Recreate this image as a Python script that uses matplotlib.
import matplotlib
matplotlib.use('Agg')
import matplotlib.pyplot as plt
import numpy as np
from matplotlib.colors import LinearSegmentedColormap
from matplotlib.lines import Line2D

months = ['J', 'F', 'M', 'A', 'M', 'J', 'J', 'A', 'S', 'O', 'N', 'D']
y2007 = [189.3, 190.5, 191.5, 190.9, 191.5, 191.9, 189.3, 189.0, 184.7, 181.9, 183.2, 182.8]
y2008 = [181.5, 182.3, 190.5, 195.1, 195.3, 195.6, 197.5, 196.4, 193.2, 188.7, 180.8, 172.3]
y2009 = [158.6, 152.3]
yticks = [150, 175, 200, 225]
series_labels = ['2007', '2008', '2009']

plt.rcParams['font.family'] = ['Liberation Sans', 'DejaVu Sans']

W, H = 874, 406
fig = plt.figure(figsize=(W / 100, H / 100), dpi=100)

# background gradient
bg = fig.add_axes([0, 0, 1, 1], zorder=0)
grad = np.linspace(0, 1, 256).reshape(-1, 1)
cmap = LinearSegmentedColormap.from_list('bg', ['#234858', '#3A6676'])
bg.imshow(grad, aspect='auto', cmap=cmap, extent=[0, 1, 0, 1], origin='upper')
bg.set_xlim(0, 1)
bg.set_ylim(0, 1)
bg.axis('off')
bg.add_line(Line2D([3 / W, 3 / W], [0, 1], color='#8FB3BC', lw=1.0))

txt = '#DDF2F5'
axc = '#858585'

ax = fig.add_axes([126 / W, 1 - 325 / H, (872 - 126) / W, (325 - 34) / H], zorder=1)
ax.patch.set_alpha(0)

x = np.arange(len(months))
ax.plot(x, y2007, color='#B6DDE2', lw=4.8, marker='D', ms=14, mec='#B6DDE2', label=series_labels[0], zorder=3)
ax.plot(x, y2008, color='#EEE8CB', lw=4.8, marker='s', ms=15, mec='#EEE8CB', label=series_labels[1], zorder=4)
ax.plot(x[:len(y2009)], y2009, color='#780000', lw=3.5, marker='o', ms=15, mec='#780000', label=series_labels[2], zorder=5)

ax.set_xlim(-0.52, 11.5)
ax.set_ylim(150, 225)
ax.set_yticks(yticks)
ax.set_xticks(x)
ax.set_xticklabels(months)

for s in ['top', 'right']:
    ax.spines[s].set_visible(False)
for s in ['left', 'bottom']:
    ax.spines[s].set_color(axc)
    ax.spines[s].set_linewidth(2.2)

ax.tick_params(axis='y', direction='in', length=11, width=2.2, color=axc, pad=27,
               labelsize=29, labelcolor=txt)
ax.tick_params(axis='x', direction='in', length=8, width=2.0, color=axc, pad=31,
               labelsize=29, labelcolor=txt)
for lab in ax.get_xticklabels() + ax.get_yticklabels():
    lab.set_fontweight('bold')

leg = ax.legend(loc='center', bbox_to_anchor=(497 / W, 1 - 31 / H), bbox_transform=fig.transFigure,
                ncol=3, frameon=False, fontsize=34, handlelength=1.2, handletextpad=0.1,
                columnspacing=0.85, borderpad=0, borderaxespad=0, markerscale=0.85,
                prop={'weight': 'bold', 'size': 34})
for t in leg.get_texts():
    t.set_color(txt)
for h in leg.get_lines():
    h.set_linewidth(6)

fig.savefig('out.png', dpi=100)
•••
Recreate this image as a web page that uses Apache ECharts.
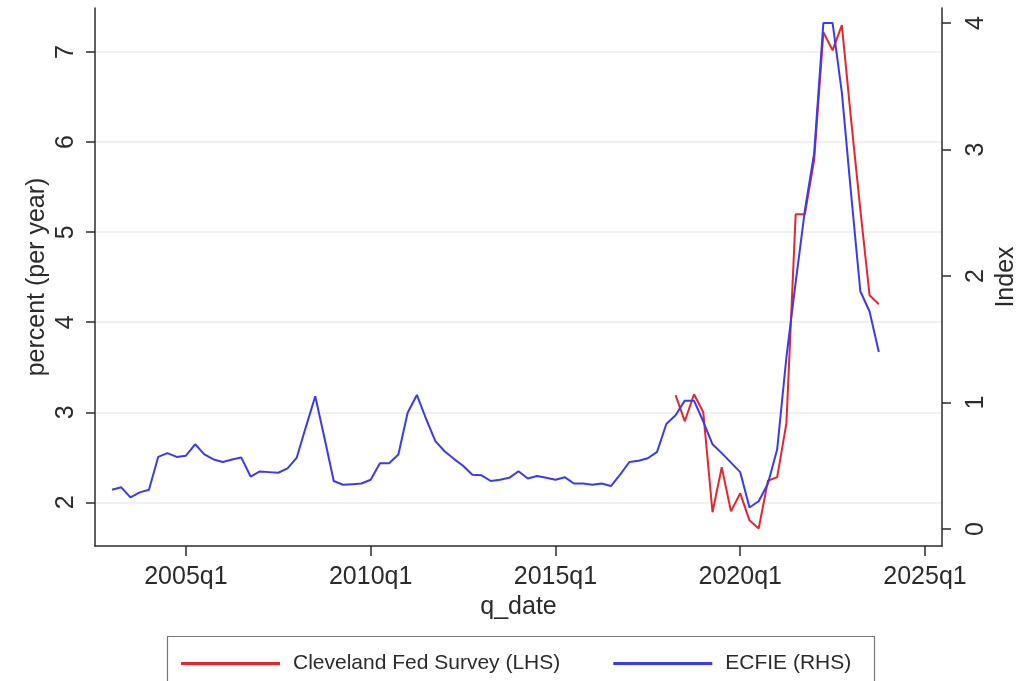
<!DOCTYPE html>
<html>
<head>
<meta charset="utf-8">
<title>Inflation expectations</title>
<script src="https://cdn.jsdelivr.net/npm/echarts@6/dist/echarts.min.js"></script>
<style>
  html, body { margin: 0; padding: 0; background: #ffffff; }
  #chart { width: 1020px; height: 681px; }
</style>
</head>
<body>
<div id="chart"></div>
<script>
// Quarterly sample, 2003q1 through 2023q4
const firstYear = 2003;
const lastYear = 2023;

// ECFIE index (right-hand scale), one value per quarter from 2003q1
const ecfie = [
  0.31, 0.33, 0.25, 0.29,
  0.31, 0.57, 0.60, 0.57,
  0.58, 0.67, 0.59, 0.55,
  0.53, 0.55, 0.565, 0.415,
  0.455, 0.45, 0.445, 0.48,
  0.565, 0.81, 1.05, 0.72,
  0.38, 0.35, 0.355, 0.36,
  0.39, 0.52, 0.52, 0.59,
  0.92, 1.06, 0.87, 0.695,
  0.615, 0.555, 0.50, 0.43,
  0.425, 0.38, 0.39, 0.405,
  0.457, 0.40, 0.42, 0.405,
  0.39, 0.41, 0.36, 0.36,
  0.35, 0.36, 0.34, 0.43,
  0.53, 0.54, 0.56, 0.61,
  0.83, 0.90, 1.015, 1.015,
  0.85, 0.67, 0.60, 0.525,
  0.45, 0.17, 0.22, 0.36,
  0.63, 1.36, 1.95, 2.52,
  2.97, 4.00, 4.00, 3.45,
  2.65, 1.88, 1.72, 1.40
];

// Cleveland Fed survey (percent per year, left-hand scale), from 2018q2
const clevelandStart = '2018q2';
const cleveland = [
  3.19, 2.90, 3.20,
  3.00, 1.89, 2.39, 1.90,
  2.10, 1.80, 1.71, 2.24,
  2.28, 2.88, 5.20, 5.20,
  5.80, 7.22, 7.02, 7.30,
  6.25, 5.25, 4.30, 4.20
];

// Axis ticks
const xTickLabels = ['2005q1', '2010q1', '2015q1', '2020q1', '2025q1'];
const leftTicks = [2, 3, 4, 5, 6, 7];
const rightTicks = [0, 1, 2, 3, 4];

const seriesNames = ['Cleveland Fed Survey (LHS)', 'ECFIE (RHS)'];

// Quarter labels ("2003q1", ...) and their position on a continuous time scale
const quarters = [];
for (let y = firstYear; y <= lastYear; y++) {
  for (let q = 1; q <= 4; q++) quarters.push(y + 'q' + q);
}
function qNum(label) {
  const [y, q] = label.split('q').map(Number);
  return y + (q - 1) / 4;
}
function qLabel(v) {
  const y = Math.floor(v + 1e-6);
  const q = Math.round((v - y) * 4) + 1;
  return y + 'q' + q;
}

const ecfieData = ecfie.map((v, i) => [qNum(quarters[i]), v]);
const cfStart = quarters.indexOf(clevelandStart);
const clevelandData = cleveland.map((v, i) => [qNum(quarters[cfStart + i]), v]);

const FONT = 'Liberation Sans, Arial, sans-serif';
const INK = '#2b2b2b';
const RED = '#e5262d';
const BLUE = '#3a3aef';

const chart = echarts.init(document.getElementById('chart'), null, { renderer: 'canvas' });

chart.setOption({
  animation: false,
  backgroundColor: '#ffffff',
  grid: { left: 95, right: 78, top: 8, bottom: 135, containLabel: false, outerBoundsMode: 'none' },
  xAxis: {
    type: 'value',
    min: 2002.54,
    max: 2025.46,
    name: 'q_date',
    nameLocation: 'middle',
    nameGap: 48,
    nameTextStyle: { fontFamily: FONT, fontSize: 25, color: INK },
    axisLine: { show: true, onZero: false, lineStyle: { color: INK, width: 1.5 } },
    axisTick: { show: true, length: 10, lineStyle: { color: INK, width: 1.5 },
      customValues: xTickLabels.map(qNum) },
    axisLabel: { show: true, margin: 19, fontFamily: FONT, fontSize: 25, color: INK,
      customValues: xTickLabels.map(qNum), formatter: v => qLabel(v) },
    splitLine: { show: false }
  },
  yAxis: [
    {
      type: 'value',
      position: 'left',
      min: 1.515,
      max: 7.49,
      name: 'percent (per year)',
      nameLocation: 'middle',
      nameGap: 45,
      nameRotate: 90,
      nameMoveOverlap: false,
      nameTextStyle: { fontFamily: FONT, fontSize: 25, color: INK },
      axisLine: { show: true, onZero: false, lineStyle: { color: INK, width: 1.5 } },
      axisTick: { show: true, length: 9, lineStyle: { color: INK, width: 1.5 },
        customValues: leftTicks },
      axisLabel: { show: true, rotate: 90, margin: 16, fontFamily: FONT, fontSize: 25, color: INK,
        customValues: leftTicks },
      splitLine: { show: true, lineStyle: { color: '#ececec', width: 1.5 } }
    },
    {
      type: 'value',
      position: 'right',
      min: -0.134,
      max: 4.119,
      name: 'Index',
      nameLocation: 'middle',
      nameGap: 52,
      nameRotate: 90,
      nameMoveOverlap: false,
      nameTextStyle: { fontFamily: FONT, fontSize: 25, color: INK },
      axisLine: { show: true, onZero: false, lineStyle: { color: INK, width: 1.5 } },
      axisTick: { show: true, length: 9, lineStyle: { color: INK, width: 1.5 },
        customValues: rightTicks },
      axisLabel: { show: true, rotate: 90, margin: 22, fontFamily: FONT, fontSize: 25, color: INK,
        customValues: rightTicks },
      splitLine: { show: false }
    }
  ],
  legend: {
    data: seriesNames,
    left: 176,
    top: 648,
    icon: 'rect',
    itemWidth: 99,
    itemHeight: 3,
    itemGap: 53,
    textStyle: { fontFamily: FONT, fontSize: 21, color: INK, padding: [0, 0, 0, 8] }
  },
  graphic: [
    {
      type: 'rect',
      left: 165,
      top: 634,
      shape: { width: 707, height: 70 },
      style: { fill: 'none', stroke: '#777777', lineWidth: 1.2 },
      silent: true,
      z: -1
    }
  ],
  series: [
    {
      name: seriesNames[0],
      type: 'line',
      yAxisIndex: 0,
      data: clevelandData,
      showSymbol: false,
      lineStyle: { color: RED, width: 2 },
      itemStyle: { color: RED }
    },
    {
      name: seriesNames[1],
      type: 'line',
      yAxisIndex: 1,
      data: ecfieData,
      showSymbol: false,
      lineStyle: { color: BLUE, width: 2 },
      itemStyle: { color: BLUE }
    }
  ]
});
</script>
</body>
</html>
•••
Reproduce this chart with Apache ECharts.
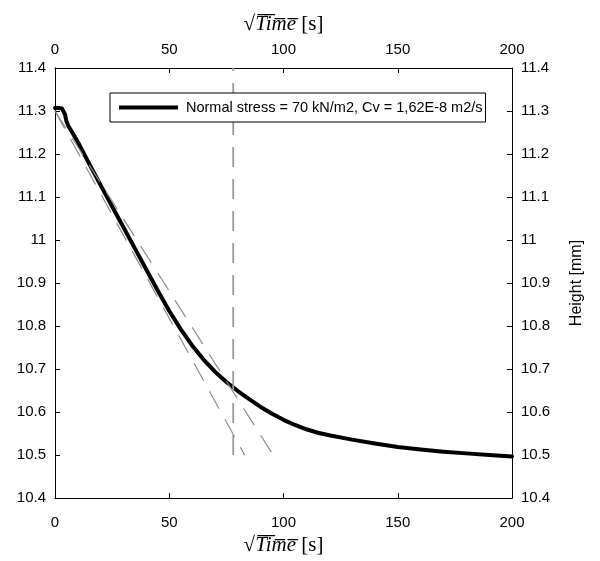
•••
Short problem:
Scan the entries above. Copy each line that has the string "matplotlib".

Result of the exercise:
Recreate this image as a Python script that uses matplotlib.
import matplotlib
matplotlib.use('Agg')
import matplotlib.pyplot as plt
from matplotlib.colors import LinearSegmentedColormap
from matplotlib.lines import Line2D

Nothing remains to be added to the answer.